Japan Post IPO could raise $20-40 billion: banking sources

Japan Post Holdings Co Ltd could raise as much as 4 trillion yen ($40 billion) when it sells shares to the public, bankers familiar with the deal said on Thursday, based on their assessment of market appetite for the state-owned financial services giant's planned IPO.

Japan Post also said it aims to move forward the timing for its long-anticipated initial public offering by about six months to the spring of 2015, which one broker attributed to an improved outlook for the state behemoth's insurance business.

Brokerages asked by Japan Post to gauge demand for the offering found that the market could absorb some 2 trillion to 4 trillion yen worth of shares, the bankers told Reuters.

Japan Post is also set to enter a broad tie-up with American Family Life Assurance Co to sell Aflac's cancer insurance products at thousands of post offices nationwide, which domestic media said followed an agreement with the United States related to a big multilateral trade deal.

The Japanese government had originally planned to list Japan Post Holdings' shares around September or October 2015 to raise money for reconstruction of areas devastated by the March 2011 earthquake and tsunami.

"(Now) we are aiming at spring" of 2015, Japan Post President Taizou Nishimuro was quoted by a company spokeswoman as telling domestic media. "We will prepare for the IPO in an expeditious manner."

In addition to a national network of more than 20,000 post offices, Japan Post runs the country's biggest banking and insurance operations, overshadowing non-state lenders and insurers which chafe at the state company's dominance.

Japan Post's private-sector competitors have been pressing the government to restrain its financial businesses, arguing that it otherwise stifles competition.

Japan Post's banking unit has 176 trillion yen in customers' savings deposits, compared with banking leader Mitsubishi UFJ Financial Group Inc's <8306.T> 132 trillion yen.
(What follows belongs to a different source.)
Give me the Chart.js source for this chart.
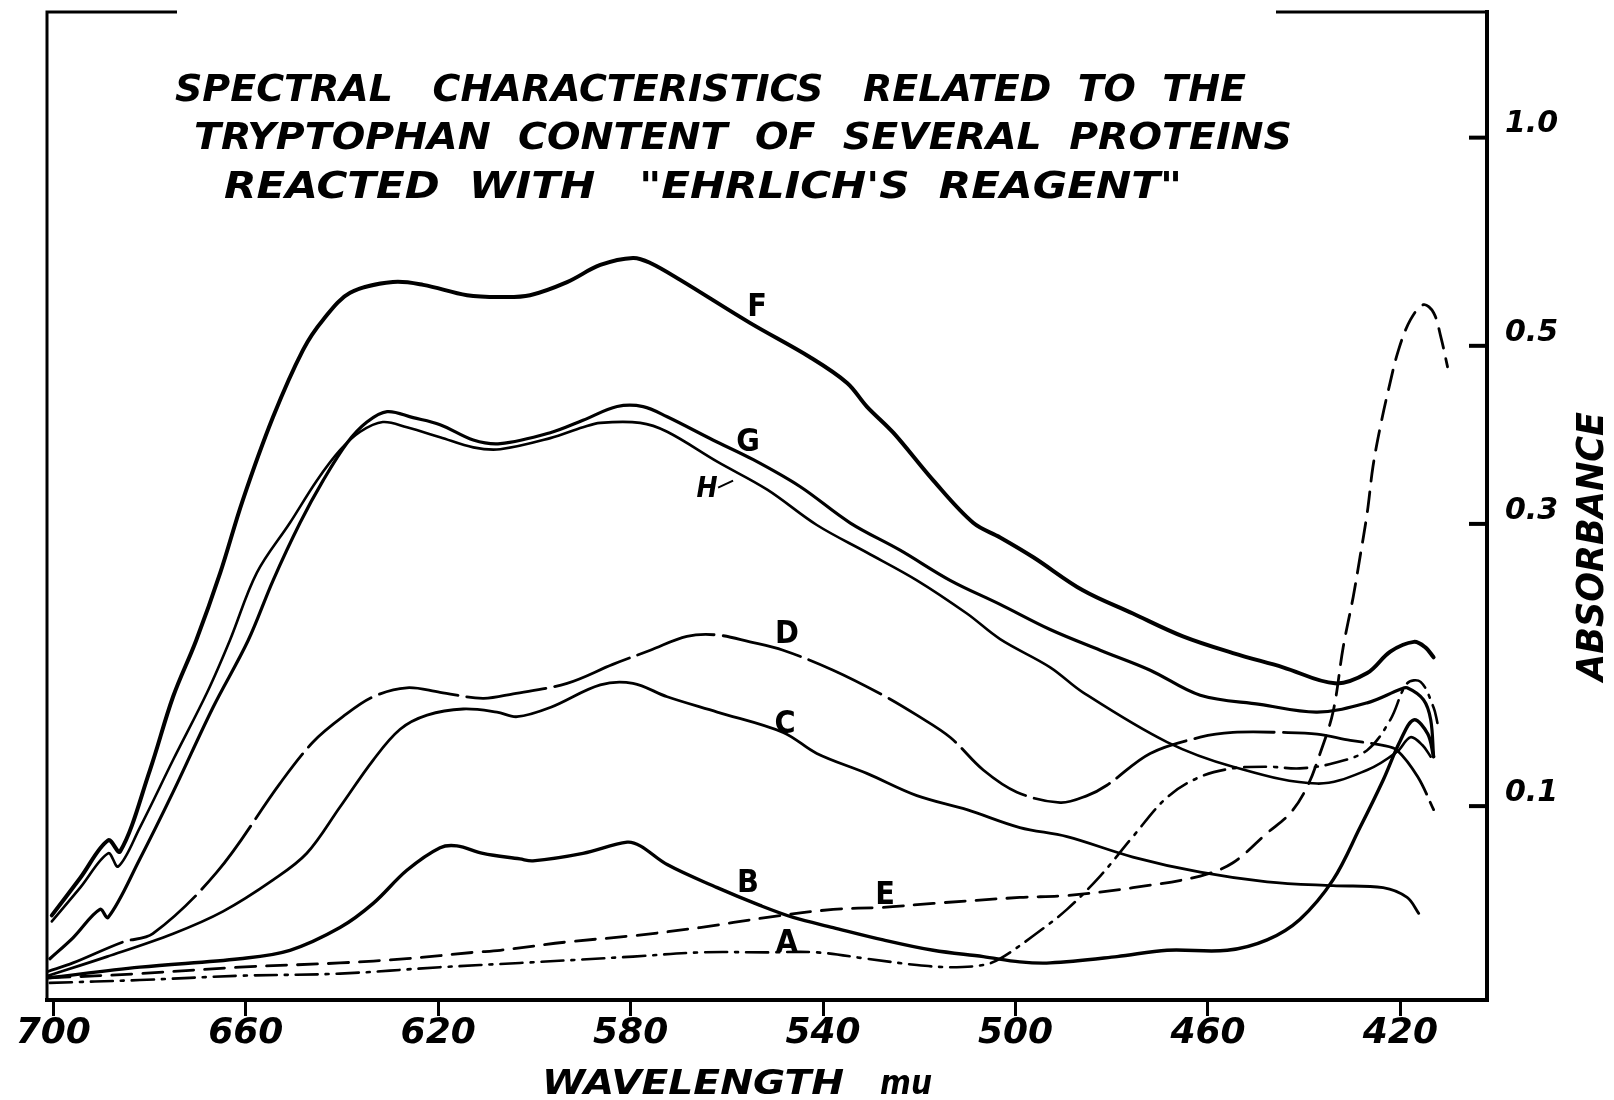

Japan's Post's insurance arm has 90 trillion yen in assets, far bigger than Nippon Life Insurance Co's 55 trillion yen.

At the same time, Washington has for decades pressed Tokyo in trade negotiations to exclude major Japanese life and non-life insurers from the domestic "third sector" of insurance products such as cancer insurance - a niche that Aflac has long dominated with about a 70 percent market share. The Columbus, Georgia-based company counts on Japan for almost 80 percent of its business.

The tie-up between Japan Post and Aflac, expected to be announced on Friday, was a concession to U.S. pressure to keep Japan's big private insurers from squeezing Aflac out of the third sector, Japanese media reported on Thursday.

But the top government spokesman, Yoshihide Suga, denied that the deal is related to negotiations with the U.S. government or the Trans-Pacific Partnership trade talks, which Japan joined this week. Rather, he said, it was a business decision by Japan Post's management.

Japan Post declined to comment on the size of the IPO or the Aflac deal. Aflac also declined to comment.